- _THE PROBLEM_
Print the lines from the one that contains "Emit a Python" to the one that contains "import pandas as pd", inclusive, exactly as they appear, and please drop any pictures.

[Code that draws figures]
★ ★ ★ ★ ★

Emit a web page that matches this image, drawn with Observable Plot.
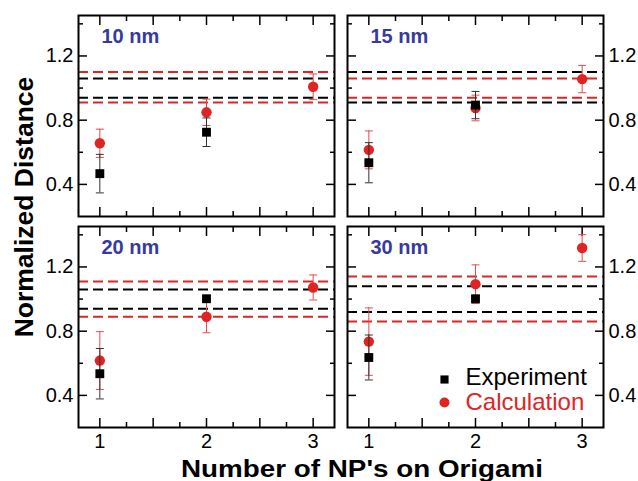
<!DOCTYPE html>
<html>
<head>
<meta charset="utf-8">
<script src="https://cdn.jsdelivr.net/npm/d3@7"></script>
<script src="https://cdn.jsdelivr.net/npm/@observablehq/plot@0.6"></script>
<style>
  html, body { margin: 0; padding: 0; background: #fff; }
  #chart { width: 638px; height: 481px; }
</style>
</head>
<body>
<div id="chart"></div>
<script>
// ---- data ----
const panels = ["10 nm", "15 nm", "20 nm", "30 nm"];
const nps = [1, 2, 3];
const expMean = [[0.467, 0.725, null], [0.535, 0.894, null], [0.535, 1.002, null], [0.636, 1.002, null]];
const expErr  = [[0.12, 0.089, null],  [0.125, 0.085, null], [0.157, null, null], [0.14, null, null]];
const calcMean = [[0.656, 0.849, 1.008], [0.615, 0.876, 1.056], [0.617, 0.890, 1.072], [0.735, 1.093, 1.318]];
const calcErr  = [[0.088, 0.082, 0.08],  [0.118, 0.08, 0.085],  [0.18, 0.10, 0.078],   [0.21, 0.12, 0.083]];
const expBand  = [[0.94, 1.06], [0.91, 1.10], [0.94, 1.06], [0.92, 1.08]];
const calcBand = [[0.91, 1.10], [0.94, 1.06], [0.89, 1.11], [0.86, 1.14]];
const yMajor = [0.4, 0.8, 1.2];
const yMinor = [0.6, 1.0, 1.4];
const xLabels = [1, 2, 3];
const xMajor = [1, 1.5, 2, 2.5, 3];
const xMinor = [1.25, 1.75, 2.25, 2.75];
const legendItems = ["Experiment", "Calculation"];
const xTitle = "Number of NP's on Origami";
const yTitle = "Normalized Distance";

// ---- tables ----
const RED = "#e02424", BLACK = "#000", BLUE = "#363a9e";
const panelRecs = panels.map((p, i) => ({panel: p, col: i % 2, row: Math.floor(i / 2)}));
const recs = panelRecs.flatMap((P, i) => nps.map((n, j) => ({
  ...P, n,
  exp: expMean[i][j], expErr: expErr[i][j],
  calc: calcMean[i][j], calcErr: calcErr[i][j]
})));
const bandRecs = panelRecs.flatMap((P, i) => [
  ...calcBand[i].map(y => ({...P, y, kind: "calc"})),
  ...expBand[i].map(y => ({...P, y, kind: "exp"}))
]);
const calcRecs = recs.filter(d => d.calc != null);
const calcErrRecs = calcRecs.filter(d => d.calcErr != null);
const expRecs = recs.filter(d => d.exp != null);
const expErrRecs = expRecs.filter(d => d.expErr != null);

const capSymbol = {draw(ctx) { ctx.moveTo(-4, 0); ctx.lineTo(4, 0); }};
const F = {fx: "col", fy: "row"};
const tickStyle = {label: null, tickFormat: () => "", facetAnchor: null, strokeWidth: 1.5};
const lastPanel = panelRecs.filter(d => d.col === 1 && d.row === 1);

const chart = Plot.plot({
  width: 638, height: 481,
  marginLeft: 77, marginRight: 34, marginTop: 14, marginBottom: 53,
  style: {fontFamily: "'Liberation Sans', Arial, sans-serif", background: "#fff", color: "#000", overflow: "visible"},
  x: {domain: [0.8, 3.2]},
  y: {domain: [0.2, 1.452]},
  fx: {domain: [0, 1], axis: null, padding: 0.048},
  fy: {domain: [0, 1], axis: null, padding: 0.047},
  marks: [
    // dashed reference lines
    Plot.ruleY(bandRecs, {...F, y: "y", stroke: d => d.kind === "calc" ? RED : BLACK, strokeWidth: 2, strokeDasharray: "10,5"}),
    // ticks (inward) on all sides
    Plot.axisY({...tickStyle, anchor: "left", ticks: yMajor, tickSize: -9}),
    Plot.axisY({...tickStyle, anchor: "left", ticks: yMinor, tickSize: -5}),
    Plot.axisY({...tickStyle, anchor: "right", ticks: yMajor, tickSize: -9}),
    Plot.axisY({...tickStyle, anchor: "right", ticks: yMinor, tickSize: -5}),
    Plot.axisX({...tickStyle, anchor: "bottom", ticks: xMajor, tickSize: -9}),
    Plot.axisX({...tickStyle, anchor: "bottom", ticks: xMinor, tickSize: -5}),
    Plot.axisX({...tickStyle, anchor: "top", ticks: xMajor, tickSize: -9}),
    Plot.axisX({...tickStyle, anchor: "top", ticks: xMinor, tickSize: -5}),
    // tick labels
    Plot.axisY({anchor: "left", ticks: yMajor, tickSize: 0, tickPadding: 5, facetAnchor: "left", label: null, fontSize: 20, tickFormat: d3.format(".1f")}),
    Plot.axisY({anchor: "right", ticks: yMajor, tickSize: 0, tickPadding: 5, facetAnchor: "right", label: null, fontSize: 20, tickFormat: d3.format(".1f")}),
    Plot.axisX({anchor: "bottom", ticks: xLabels, tickSize: 0, tickPadding: 6, facetAnchor: "bottom", label: null, fontSize: 20, tickFormat: d3.format("d")}),
    // calculation
    Plot.ruleX(calcErrRecs, {...F, x: "n", y1: d => d.calc - d.calcErr, y2: d => d.calc + d.calcErr, stroke: "#e84a4a", strokeWidth: 1}),
    Plot.dot(calcErrRecs, {...F, x: "n", y: d => d.calc - d.calcErr, symbol: capSymbol, fill: "none", stroke: "#e84a4a", strokeWidth: 1}),
    Plot.dot(calcErrRecs, {...F, x: "n", y: d => d.calc + d.calcErr, symbol: capSymbol, fill: "none", stroke: "#e84a4a", strokeWidth: 1}),
    Plot.dot(calcRecs, {...F, x: "n", y: "calc", r: 5.2, fill: RED, stroke: "none"}),
    // experiment
    Plot.ruleX(expErrRecs, {...F, x: "n", y1: d => d.exp - d.expErr, y2: d => d.exp + d.expErr, stroke: "#333", strokeWidth: 1}),
    Plot.dot(expErrRecs, {...F, x: "n", y: d => d.exp - d.expErr, symbol: capSymbol, fill: "none", stroke: "#333", strokeWidth: 1}),
    Plot.dot(expErrRecs, {...F, x: "n", y: d => d.exp + d.expErr, symbol: capSymbol, fill: "none", stroke: "#333", strokeWidth: 1}),
    Plot.dot(expRecs, {...F, x: "n", y: "exp", symbol: "square", r: 5, fill: BLACK, stroke: "none"}),
    // frames
    Plot.frame({stroke: "#000", strokeWidth: 2}),
    // panel labels
    Plot.text(panelRecs, {...F, text: "panel", frameAnchor: "top-left", dx: 23, dy: 13, lineAnchor: "top", textAnchor: "start", fontSize: 20, fontWeight: "bold", fill: BLUE}),
    // legend
    Plot.dot(lastPanel, {...F, frameAnchor: "bottom-left", dx: 97, dy: -48, symbol: "square", r: 4.6, fill: BLACK, stroke: "none"}),
    Plot.dot(lastPanel, {...F, frameAnchor: "bottom-left", dx: 97, dy: -25, r: 5, fill: RED, stroke: "none"}),
    Plot.text(lastPanel, {...F, text: () => legendItems[0], frameAnchor: "bottom-left", dx: 118, dy: -50, textAnchor: "start", lineAnchor: "middle", fontSize: 24, fill: BLACK}),
    Plot.text(lastPanel, {...F, text: () => legendItems[1], frameAnchor: "bottom-left", dx: 118, dy: -25, textAnchor: "start", lineAnchor: "middle", fontSize: 24, fill: RED})
  ]
});

// axis titles
const svg = d3.select(chart);
svg.append("text")
  .attr("x", 362).attr("y", 477)
  .attr("text-anchor", "middle")
  .attr("font-size", 24).attr("font-weight", "bold")
  .attr("textLength", 362).attr("lengthAdjust", "spacingAndGlyphs")
  .attr("fill", "#000")
  .text(xTitle);
svg.append("text")
  .attr("transform", "translate(33,207) rotate(-90)")
  .attr("text-anchor", "middle")
  .attr("font-size", 26.5).attr("font-weight", "bold")
  .attr("fill", "#000")
  .text(yTitle);

document.getElementById("chart").appendChild(chart);
</script>
</body>
</html>
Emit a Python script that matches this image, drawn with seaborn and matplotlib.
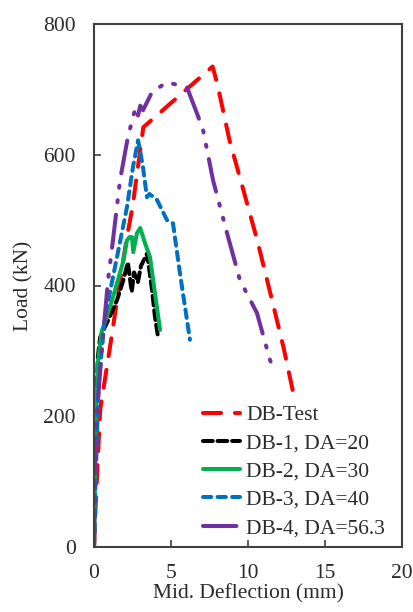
import matplotlib
matplotlib.use("Agg")
import matplotlib.pyplot as plt
import seaborn as sns
import pandas as pd

# Load-deflection responses (mid-span deflection in mm, load in kN)
test_x = [0, 0.1, 0.4, 0.7, 1.0, 1.5, 2.1, 2.5, 2.8, 3.0, 3.2, 7.7, 8.0, 8.8, 9.7, 10.6, 11.4, 12.3, 12.9]
test_y = [0, 60, 210, 255, 300, 378, 469, 520, 572, 607, 642, 735, 709, 622, 546, 469, 393, 306, 240]

db1_x = [0, 0.1, 0.25, 0.4, 0.84, 1.5, 1.9, 2.2, 2.45, 2.6, 2.85, 3.05, 3.45, 3.77, 3.96, 4.16]
db1_y = [0, 180, 290, 321, 343, 378, 408, 435, 390, 420, 405, 430, 449, 393, 352, 321]

db2_x = [0, 0.1, 0.25, 0.5, 0.8, 1.23, 1.9, 2.14, 2.3, 2.47, 2.55, 2.79, 3.0, 3.31, 3.64, 3.96, 4.29]
db2_y = [0, 170, 280, 330, 350, 382, 437, 469, 474, 474, 451, 480, 488, 465, 443, 388, 332]

db3_x = [0, 0.1, 0.3, 0.71, 1.49, 2.14, 2.53, 2.86, 2.99, 3.18, 3.44, 3.6, 4.09, 4.74, 5.13, 5.58, 6.23]
db3_y = [0, 100, 250, 352, 443, 520, 581, 622, 607, 581, 535, 540, 531, 500, 495, 419, 317]

db4_x = [0, 0.1, 0.5, 0.91, 1.23, 1.69, 2.2, 2.53, 2.7, 2.86, 3.0, 3.18, 3.77, 4.74, 6.04, 6.69, 7.08, 7.73, 8.64, 9.48, 10.58, 11.43, 11.6]
db4_y = [0, 175, 300, 408, 469, 561, 627, 657, 672, 660, 675, 668, 696, 711, 703, 663, 638, 561, 480, 408, 358, 286, 275]

labels = ["DB-Test", "DB-1, DA=20", "DB-2, DA=30", "DB-3, DA=40", "DB-4, DA=56.3"]
x_ticks = [0, 5, 10, 15, 20]
y_ticks = [0, 200, 400, 600, 800]

series = [(test_x, test_y), (db1_x, db1_y), (db2_x, db2_y), (db3_x, db3_y), (db4_x, db4_y)]
colors = ["#FF0000", "#000000", "#00B050", "#0070C0", "#7030A0"]
dash_styles = [(13, 10), (7, 3.5), (), (6, 4.5), (24, 9, 1.5, 9, 1.5, 9)]

sns.set_style("ticks")
plt.rcParams["font.family"] = ["Liberation Serif", "DejaVu Serif"]
plt.rcParams["lines.scale_dashes"] = False

FS = 15.5
TXT = "#2a2a2a"

fig = plt.figure(figsize=(4.14, 6.12), dpi=100)
ax = fig.add_axes([94 / 414, 1 - 547 / 612, (402 - 94) / 414, (547 - 24) / 612])

for (xs, ys), lab, col, ds in zip(series, labels, colors, dash_styles):
    df = pd.DataFrame({"Deflection": xs, "Load": ys})
    sns.lineplot(data=df, x="Deflection", y="Load", sort=False, estimator=None,
                 color=col, lw=2.9, label=lab, ax=ax)
    line = ax.get_lines()[-1]
    if ds:
        line.set_dashes(ds)
    line.set_dash_capstyle("round")
    line.set_solid_capstyle("round")

ax.set_xlim(0, 20)
ax.set_ylim(0, 800)
ax.set_xticks(x_ticks)
ax.set_yticks(y_ticks)
ax.tick_params(direction="in", length=5, width=1.2, colors="#404040",
               labelcolor=TXT, labelsize=FS, top=False, right=False)
ax.tick_params(axis="y", pad=13)
ax.tick_params(axis="x", pad=12)
for sp in ax.spines.values():
    sp.set_color("#404040")
    sp.set_linewidth(1.5)
    sp.set_visible(True)

ax.set_xlabel("Mid. Deflection (mm)", fontsize=FS, color=TXT, labelpad=1)
ax.set_ylabel("Load (kN)", fontsize=FS, color=TXT, labelpad=7)

leg = ax.legend(loc="upper left", frameon=False, fontsize=FS, handlelength=1.72,
                handletextpad=0.3, labelspacing=0.38, borderaxespad=0, borderpad=0,
                bbox_to_anchor=(203 / 414, 1 - 405 / 612), bbox_transform=fig.transFigure)
for t in leg.get_texts():
    t.set_color(TXT)

fig.savefig("out.png", dpi=100)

★ ★ ★ ★ ★

- _ANSWER TO THIS TASK_
Emit a Python script that matches this image, drawn with seaborn and matplotlib.
import matplotlib
matplotlib.use("Agg")
import matplotlib.pyplot as plt
import seaborn as sns
import pandas as pd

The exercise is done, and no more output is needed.